WHAT IS NEEDED
List each line of the data that holds the word "inline".

GIVEN MATERIAL
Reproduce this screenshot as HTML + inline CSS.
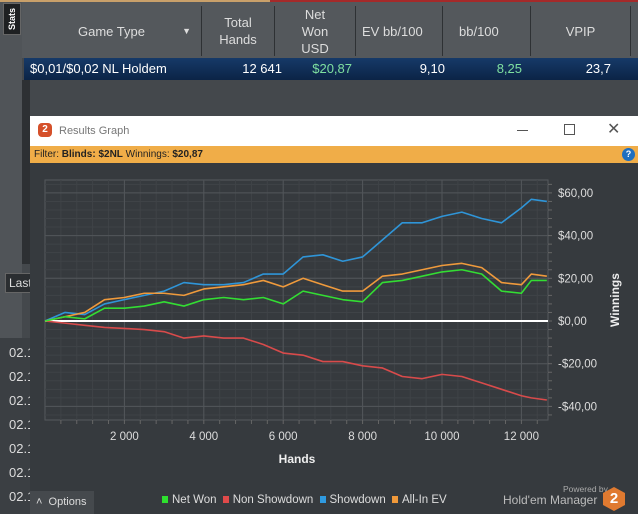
<!DOCTYPE html>
<html><head><meta charset="utf-8"><style>
*{margin:0;padding:0;box-sizing:border-box}
body{width:638px;height:514px;overflow:hidden;background:#44484c;font-family:"Liberation Sans",sans-serif;position:relative;color:#ddd}
.abs{position:absolute}
.hd{position:absolute;top:6px;height:50px;display:flex;align-items:center;justify-content:center;text-align:center;font-size:13px;color:#ddd;line-height:17px;border-right:1px solid #2e3134}
.cell{position:absolute;top:58px;height:22px;line-height:22px;font-size:13px;color:#fff;text-align:right}
</style></head><body>
<div class="abs" style="left:0;top:0;width:270px;height:2px;background:#c9a06a"></div>
<div class="abs" style="left:270px;top:0;width:368px;height:2px;background:#a52a2a"></div>
<div class="abs" style="left:0;top:2px;width:22px;height:512px;background:#505458"></div>
<div class="abs" style="left:3px;top:3px;width:18px;height:32px;background:#1e2022;border:1px solid #666;color:#fff;font-size:9px;font-weight:bold;writing-mode:vertical-rl;transform:rotate(180deg);text-align:center;line-height:16px">Stats</div>
<div class="abs" style="left:22px;top:2px;width:616px;height:56px;background:#54585c"></div>
<div class="hd" style="left:22px;width:180px">Game Type<span style="position:absolute;right:10px;font-size:9px">▼</span></div>
<div class="hd" style="left:202px;width:73px">Total<br>Hands</div>
<div class="hd" style="left:275px;width:81px">Net<br>Won<br>USD</div>
<div class="hd" style="left:356px;width:87px;justify-content:flex-start;padding-left:6px">EV bb/100</div>
<div class="hd" style="left:443px;width:88px;justify-content:flex-start;padding-left:16px">bb/100</div>
<div class="hd" style="left:531px;width:100px">VPIP</div>
<div class="abs" style="left:24px;top:58px;width:614px;height:22px;background:linear-gradient(#163a68,#0b2446)"></div>
<div class="cell" style="left:30px;text-align:left">$0,01/$0,02 NL Holdem</div>
<div class="cell" style="left:200px;width:82px">12 641</div>
<div class="cell" style="left:280px;width:72px;color:#7fe0a0">$20,87</div>
<div class="cell" style="left:360px;width:85px">9,10</div>
<div class="cell" style="left:440px;width:82px;color:#7fe0a0">8,25</div>
<div class="cell" style="left:530px;width:81px">23,7</div>
<div class="abs" style="left:22px;top:80px;width:8px;height:184px;background:#2d3033"></div>
<div class="abs" style="left:5px;top:273px;width:30px;height:20px;background:#2b2e31;border:1px solid #666;font-size:12px;line-height:18px;padding-left:3px;color:#ddd">Last</div>
<div class="abs" style="left:0;top:338px;width:30px;height:176px;background:#3b3f43;font-size:13px;color:#ddd;line-height:24px;padding-left:9px;padding-top:3px;overflow:hidden;white-space:nowrap">02.1<br>02.1<br>02.1<br>02.1<br>02.1<br>02.1<br>02.1</div>
<div class="abs" style="left:30px;top:116px;width:608px;height:398px;background:#363a3e"></div>
<div class="abs" style="left:30px;top:116px;width:608px;height:30px;background:#fff;color:#777;font-size:11px;line-height:30px;padding-left:29px">Results Graph</div>
<div class="abs" style="left:38px;top:123px;width:14px;height:14px;border-radius:4px;background:#d5502a;color:#fff;font-size:10px;font-weight:bold;text-align:center;line-height:14px">2</div>
<div class="abs" style="left:517px;top:130px;width:11px;height:1px;background:#555"></div>
<div class="abs" style="left:564px;top:124px;width:11px;height:11px;border:1px solid #555"></div>
<div class="abs" style="left:607px;top:120px;font-size:16px;color:#555;line-height:20px">✕</div>
<div class="abs" style="left:30px;top:146px;width:608px;height:17px;background:#f0ad48;color:#222;font-size:10px;line-height:17px;padding-left:4px">Filter: <b>Blinds: $2NL</b> Winnings: <b>$20,87</b></div>
<div class="abs" style="left:622px;top:148px;width:13px;height:13px;border-radius:50%;background:#1f6fc0;color:#fff;font-size:9px;font-weight:bold;text-align:center;line-height:13px">?</div>
<svg class="abs" style="left:0;top:0" width="638" height="514" id="chart"></svg>
<div class="abs" style="left:30px;top:491px;width:64px;height:23px;background:#45494d;font-size:11px;line-height:23px;color:#ddd;padding-left:6px">˄&nbsp;&nbsp;Options</div>
<div class="abs" style="left:162px;top:494px;font-size:11.5px;color:#ddd;white-space:nowrap">
<span><span style="display:inline-block;width:6px;height:7px;background:#2ee02e;margin-right:4px"></span>Net Won</span>
<span style="margin-left:3px"><span style="display:inline-block;width:6px;height:7px;background:#e04a4a;margin-right:4px"></span>Non Showdown</span>
<span style="margin-left:3px"><span style="display:inline-block;width:6px;height:7px;background:#2f9ae0;margin-right:4px"></span>Showdown</span>
<span style="margin-left:3px"><span style="display:inline-block;width:6px;height:7px;background:#f0993a;margin-right:4px"></span>All-In EV</span>
</div>
<div class="abs" style="left:563px;top:484px;font-size:8.5px;color:#aaa">Powered by</div>
<div class="abs" style="left:503px;top:493px;font-size:12px;color:#bbb">Hold'em Manager</div>
<div class="abs" style="left:603px;top:487px;width:22px;height:24px;background:#e07a30;clip-path:polygon(50% 0,100% 25%,100% 75%,50% 100%,0 75%,0 25%);color:#fff;font-weight:bold;font-size:15px;text-align:center;line-height:24px">2</div>
<script>
const hands=[0,500,1000,1500,2000,2500,3000,3500,4000,4500,5000,5500,6000,6500,7000,7500,8000,8500,9000,9500,10000,10500,11000,11500,12000,12250,12641];
const netWon=[0,2,1,6,6,7,9,7,10,11,10,11,8,14,12,10,9,18,19,21,23,24,22,14,13,19,19];
const nonShowdown=[0,-1,-2,-3,-3.5,-4,-5,-8,-7,-8,-8,-11,-15,-16,-19,-19,-21,-22,-26,-27,-25,-26,-29,-32,-35,-36,-37];
const showdown=[0,4,3,8,10,12,14,18,17,17,18,22,22,30,31,28,30,38,46,46,49,51,48,46,53,57,56];
const allInEv=[0,2,4,10,11,13,13,12,15,16,17,19,16,20,17,14,14,21,22,24,26,27,25,18,17,22,21];
const xTicks=[2000,4000,6000,8000,10000,12000];
const xTickLabels=["2 000","4 000","6 000","8 000","10 000","12 000"];
const yTicks=[60,40,20,0,-20,-40];
const yTickLabels=["$60,00","$40,00","$20,00","$0,00","-$20,00","-$40,00"];
const L=45,R=548,T=180,B=420;
function xs(h){return 45+h*(79.4/2000);}
function ys(v){return 321-v*(42.7/20);}
const svg=document.getElementById('chart');const NS='http://www.w3.org/2000/svg';
function mk(tag,attrs){const e=document.createElementNS(NS,tag);for(const k in attrs)e.setAttribute(k,attrs[k]);svg.appendChild(e);return e;}
const bg=mk('rect',{x:L,y:T,width:R-L,height:B-T,fill:'#363a3e',stroke:'#55595d'});


for(let h=400;h<12800;h+=400){const g=mk('line',{x1:xs(h),x2:xs(h),y1:T,y2:B,stroke:'#3f4347'});


const t=mk('line',{x1:xs(h),x2:xs(h),y1:B,y2:B+4,stroke:'#666'});

}
for(let v=-44;v<=64;v+=4){const g=mk('line',{x1:L,x2:R,y1:ys(v),y2:ys(v),stroke:'#3f4347'});


const t=mk('line',{x1:R,x2:R+4,y1:ys(v),y2:ys(v),stroke:'#666'});

}
xTicks.forEach((h,i)=>{const g=mk('line',{x1:xs(h),x2:xs(h),y1:T,y2:B,stroke:'#52565a'});


const t=mk('text',{x:xs(h),y:440,fill:'#ddd','font-size':11.5,'text-anchor':'middle','font-family':'Liberation Sans'});t.textContent=xTickLabels[i];

});
yTicks.forEach((v,i)=>{const g=mk('line',{x1:L,x2:R,y1:ys(v),y2:ys(v),stroke:'#52565a'});


const t=mk('text',{x:558,y:ys(v)+4,fill:'#ddd','font-size':11.5,'font-family':'Liberation Sans'});t.textContent=yTickLabels[i];

});
const zl=mk('line',{x1:L,x2:R,y1:ys(0),y2:ys(0),stroke:'#fff','stroke-width':2});


function series(arr,color,name){const p=mk('polyline',{points:arr.map((v,i)=>xs(hands[i])+','+ys(v)).join(' '),fill:'none',stroke:color,'stroke-width':1.6,'stroke-linejoin':'round'});

}
series(nonShowdown,'#d84b4b','non-showdown-line');
series(showdown,'#2f95d8','showdown-line');
series(allInEv,'#ef9a3c','all-in-ev-line');
series(netWon,'#33dd33','net-won-line');
const xt=mk('text',{x:297,y:463,fill:'#eee','font-size':12,'font-weight':'bold','text-anchor':'middle','font-family':'Liberation Sans'});xt.textContent='Hands';


const yt=mk('text',{x:619,y:300,fill:'#eee','font-size':12,'font-weight':'bold','text-anchor':'middle','font-family':'Liberation Sans',transform:'rotate(-90 619 300)'});yt.textContent='Winnings';


</script>
</body></html>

TASK SOLUTION
Reproduce this screenshot as HTML + inline CSS.
<span><span style="display:inline-block;width:6px;height:7px;background:#2ee02e;margin-right:4px"></span>Net Won</span>
<span style="margin-left:3px"><span style="display:inline-block;width:6px;height:7px;background:#e04a4a;margin-right:4px"></span>Non Showdown</span>
<span style="margin-left:3px"><span style="display:inline-block;width:6px;height:7px;background:#2f9ae0;margin-right:4px"></span>Showdown</span>
<span style="margin-left:3px"><span style="display:inline-block;width:6px;height:7px;background:#f0993a;margin-right:4px"></span>All-In EV</span>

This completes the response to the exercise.